* _YOUR TASK_:
Don't include pictures. Quote the lines below from the first through the line that contains "from matplotlib.patches import Circle".
— BEGIN —
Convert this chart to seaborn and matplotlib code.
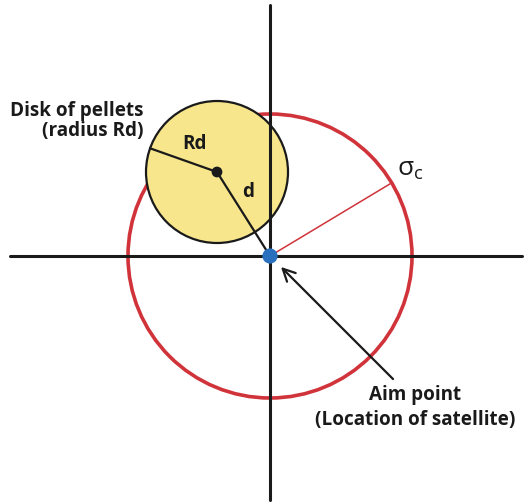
import numpy as np
import pandas as pd
import matplotlib
matplotlib.use('Agg')
import matplotlib.pyplot as plt
import seaborn as sns
from matplotlib.patches import Circle

# geometry of the diagram, in pixels measured from the aim point (y up)
aim_point = [0, 0]
sigma_c = 142
disk_center = [-53, 84]
disk_radius = 71
rd_angle_deg = 160.5
sigma_angle_deg = 31
axis_x_span = [-260, 252]
axis_y_span = [-244, 251]
arrow_tail = [125, -125]
arrow_head = [9, -9]

disk_label = ['Disk of pellets', '(radius Rd)']
aim_label = ['Aim point', '(Location of satellite)']

RED = '#d0343a'
YELLOW = '#f7e68c'
BLUE = '#2b6fbf'
INK = '#1a1a1a'

sns.set_theme(style='white')
plt.rcParams['font.family'] = ['Open Sans', 'DejaVu Sans']
plt.rcParams['mathtext.fontset'] = 'dejavusans'

fig = plt.figure(figsize=(5.29, 5.04), dpi=100)
ax = fig.add_axes([0, 0, 1, 1])
ax.set_xlim(-270, 259)
ax.set_ylim(-248, 256)
ax.set_aspect('equal')
ax.axis('off')

# red sigma_c circle and the yellow disk of pellets
ax.add_patch(Circle(aim_point, sigma_c, fill=False, edgecolor=RED, lw=2.6, zorder=1))
ax.add_patch(Circle(disk_center, disk_radius, facecolor=YELLOW, edgecolor=INK, lw=1.6, zorder=2))

# coordinate axes
axes_df = pd.DataFrame({'x': axis_x_span, 'y': [0, 0]})
sns.lineplot(data=axes_df, x='x', y='y', color=INK, lw=2.2, ax=ax, zorder=3,
             sort=False, estimator=None)
axes_df = pd.DataFrame({'x': [0, 0], 'y': axis_y_span})
sns.lineplot(data=axes_df, x='x', y='y', color=INK, lw=2.2, ax=ax, zorder=3,
             sort=False, estimator=None, orient='y')

# radius Rd and distance d
rd_end = [disk_center[0] + disk_radius * np.cos(np.radians(rd_angle_deg)),
          disk_center[1] + disk_radius * np.sin(np.radians(rd_angle_deg))]
ax.plot([disk_center[0], rd_end[0]], [disk_center[1], rd_end[1]], color=INK, lw=1.6, zorder=4)
ax.plot([disk_center[0], aim_point[0]], [disk_center[1], aim_point[1]], color=INK, lw=1.6, zorder=4)

# sigma_c radius
sig_end = [sigma_c * np.cos(np.radians(sigma_angle_deg)), sigma_c * np.sin(np.radians(sigma_angle_deg))]
ax.plot([0, sig_end[0]], [0, sig_end[1]], color=RED, lw=1.1, zorder=1)

# points
sns.scatterplot(x=[disk_center[0]], y=[disk_center[1]], color=INK, s=60, ax=ax, zorder=5, edgecolor='none')
sns.scatterplot(x=[aim_point[0]], y=[aim_point[1]], color=BLUE, s=120, ax=ax, zorder=6, edgecolor='none')

# arrow to the aim point
ax.annotate('', xy=arrow_head, xytext=arrow_tail,
            arrowprops=dict(arrowstyle='->', color=INK, lw=1.6, mutation_scale=22), zorder=5)

txt = dict(color=INK, fontsize=13.6, fontweight='bold')
ax.text(-126, 145, disk_label[0], ha='right', va='center', **txt)
ax.text(-126, 125, disk_label[1], ha='right', va='center', **txt)
ax.text(145, -139, aim_label[0], ha='center', va='center', **txt)
ax.text(145, -164, aim_label[1], ha='center', va='center', **txt)
ax.text(-75, 112, 'Rd', ha='center', va='center', **txt)
ax.text(-22, 64, 'd', ha='center', va='center', **txt)
ax.text(140, 86, r'$\mathregular{\sigma_c}$', ha='center', va='center', color=INK, fontsize=19)

fig.savefig('out.png', dpi=100)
— END —
* _RESPONSE TO THIS TASK_:
Convert this chart to seaborn and matplotlib code.
import numpy as np
import pandas as pd
import matplotlib
matplotlib.use('Agg')
import matplotlib.pyplot as plt
import seaborn as sns
from matplotlib.patches import Circle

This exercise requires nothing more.